On 08/03/2018 07:00 AM, Bernd Edlinger wrote:
> On 08/02/18 22:34, Martin Sebor wrote:
>> On 08/02/2018 12:56 PM, Bernd Edlinger wrote:
>>> On 08/02/18 15:26, Bernd Edlinger wrote:
>>>>>
>>>>>    /* If the length can be computed at compile-time, return it.  */
>>>>> -  len = c_strlen (src, 0);
>>>>> +  tree array;
>>>>> +  tree len = c_strlen (src, 0, &array);
>>>>
>>>> You know the c_strlen tries to compute wide character sizes,
>>>> but strlen does not do that, strlen (L"abc") should give 1
>>>> (or 0 on a BE machine)
>>>> I wonder if that is correct.
>>>>
>>> [snip]
>>>>>
>>>>>  static tree
>>>>> -fold_builtin_strlen (location_t loc, tree type, tree arg)
>>>>> +fold_builtin_strlen (location_t loc, tree fndecl, tree type, tree arg)
>>>>>  {
>>>>>    if (!validate_arg (arg, POINTER_TYPE))
>>>>>      return NULL_TREE;
>>>>>    else
>>>>>      {
>>>>> -      tree len = c_strlen (arg, 0);
>>>>> -
>>>>> +      tree arr = NULL_TREE;
>>>>> +      tree len = c_strlen (arg, 0, &arr);
>>>>
>>>> Is it possible to write a test case where strlen(L"test") reaches this 
>>>> point?
>>>> what will c_strlen return then?
>>>>
>>>
>>> Yes, of course it is:
>>>
>>> $ cat y.c
>>> int f(char *x)
>>> {
>>>    return __builtin_strlen(x);
>>> }
>>>
>>> int main ()
>>> {
>>>    return f((char*)&L"abcdef"[0]);
>>> }
>>> $ gcc -O3 -S y.c
>>> $ cat y.s
>>> main:
>>> .LFB1:
>>>     .cfi_startproc
>>>     movl    $6, %eax
>>>     ret
>>>     .cfi_endproc
>>>
>>> The reason is that c_strlen tries to fold wide chars at all.
>>> I do not know when that was introduced, was that already before your last 
>>> patches?
>>
>> The function itself was introduced in 1992 if not earlier,
>> before wide strings even existed.  AFAICS, it has always
>> accepted strings of all widths.  Until r241489 (in GCC 7)
>> it computed their length in bytes, not characters.  I don't
>> know if that was on purpose or if it was just never changed
>> to compute the length in characters when wide strings were
>> first introduced.  From the name I assume it's the latter.

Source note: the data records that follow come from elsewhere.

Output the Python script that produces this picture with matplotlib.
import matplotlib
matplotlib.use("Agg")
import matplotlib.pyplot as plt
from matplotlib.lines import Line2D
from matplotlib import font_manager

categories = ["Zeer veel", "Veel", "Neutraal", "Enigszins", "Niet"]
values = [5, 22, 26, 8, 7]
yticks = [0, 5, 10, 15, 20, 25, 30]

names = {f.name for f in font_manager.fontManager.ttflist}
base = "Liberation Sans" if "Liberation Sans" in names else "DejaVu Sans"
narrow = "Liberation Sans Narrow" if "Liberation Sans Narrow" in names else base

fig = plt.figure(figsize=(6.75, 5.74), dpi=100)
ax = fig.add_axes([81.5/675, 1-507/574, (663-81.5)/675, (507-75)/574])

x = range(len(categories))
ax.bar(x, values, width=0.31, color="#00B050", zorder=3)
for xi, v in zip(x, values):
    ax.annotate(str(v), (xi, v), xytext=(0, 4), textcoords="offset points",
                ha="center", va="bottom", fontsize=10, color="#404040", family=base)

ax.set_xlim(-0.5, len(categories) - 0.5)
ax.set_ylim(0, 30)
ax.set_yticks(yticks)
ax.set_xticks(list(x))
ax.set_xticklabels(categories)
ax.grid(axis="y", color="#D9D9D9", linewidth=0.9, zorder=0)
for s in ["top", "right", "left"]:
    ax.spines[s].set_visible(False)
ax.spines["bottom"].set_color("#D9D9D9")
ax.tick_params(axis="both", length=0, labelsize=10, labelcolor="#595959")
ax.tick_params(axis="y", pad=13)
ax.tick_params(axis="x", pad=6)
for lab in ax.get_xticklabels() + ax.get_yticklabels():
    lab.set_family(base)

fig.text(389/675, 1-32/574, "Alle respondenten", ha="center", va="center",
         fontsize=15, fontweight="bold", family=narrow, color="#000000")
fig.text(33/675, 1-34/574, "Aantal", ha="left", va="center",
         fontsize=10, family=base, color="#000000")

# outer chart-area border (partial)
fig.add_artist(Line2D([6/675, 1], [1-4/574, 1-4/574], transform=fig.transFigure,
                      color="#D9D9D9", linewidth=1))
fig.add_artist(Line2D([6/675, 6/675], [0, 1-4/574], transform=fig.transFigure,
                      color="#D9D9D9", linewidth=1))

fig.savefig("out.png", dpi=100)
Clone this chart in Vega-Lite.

>> The difference wasn't detected until sprintf tests were added
>> for wide string directives.  The ChangeLog description for
>> the change reads: Correctly handle wide strings.  I didn't
>> consider pathological cases like strlen (L"abc").  It
>> shouldn't be difficult to change to fix this case.
>>
> 
> Oh, oh, oh....
> 
> $ cat y3.c
> int main ()
> {
>    char c[100];
>    int x = __builtin_sprintf (c, "%S", L"\uFFFF");
> 
>    __builtin_printf("%d %ld\n", x,__builtin_strlen(c));
> }
> 
> $ gcc-4.8 -O3 -std=c99 y3.c
> $ ./a.out
> -1 0
> $ gcc -O3 y3.c
> $ ./a.out
> 1 0
> $ echo $LANG
> de_DE.UTF-8
> 
> I would have expected L"\uFFFF" to converted to UTF-8
> or another encoding, so the return value if sprintf is
> far from obvious, and probably language dependent.
FWIW, Martin has a patch (under review) that I think will fix this and
includes a testcase that is likely inspired by the code above.

> 
> Why do you think it is a good idea to use really every
> opportunity to optimize totally unnecessary things like
> using the return value from the sprintf function as it is?
> 
> Did you never think this adds a significant maintenance
> burden on the rest of us as well?
It largely came along for free during the implementation of the sprintf
warnings.  That's changed a bit over time, but it's still the case that
the sprintf warnings do all the analysis necessary to optimize the
sprintf return value.

As both Martin and I have stated before the real goal is getting good
warnings from sprintf.  Optimization is a distant second.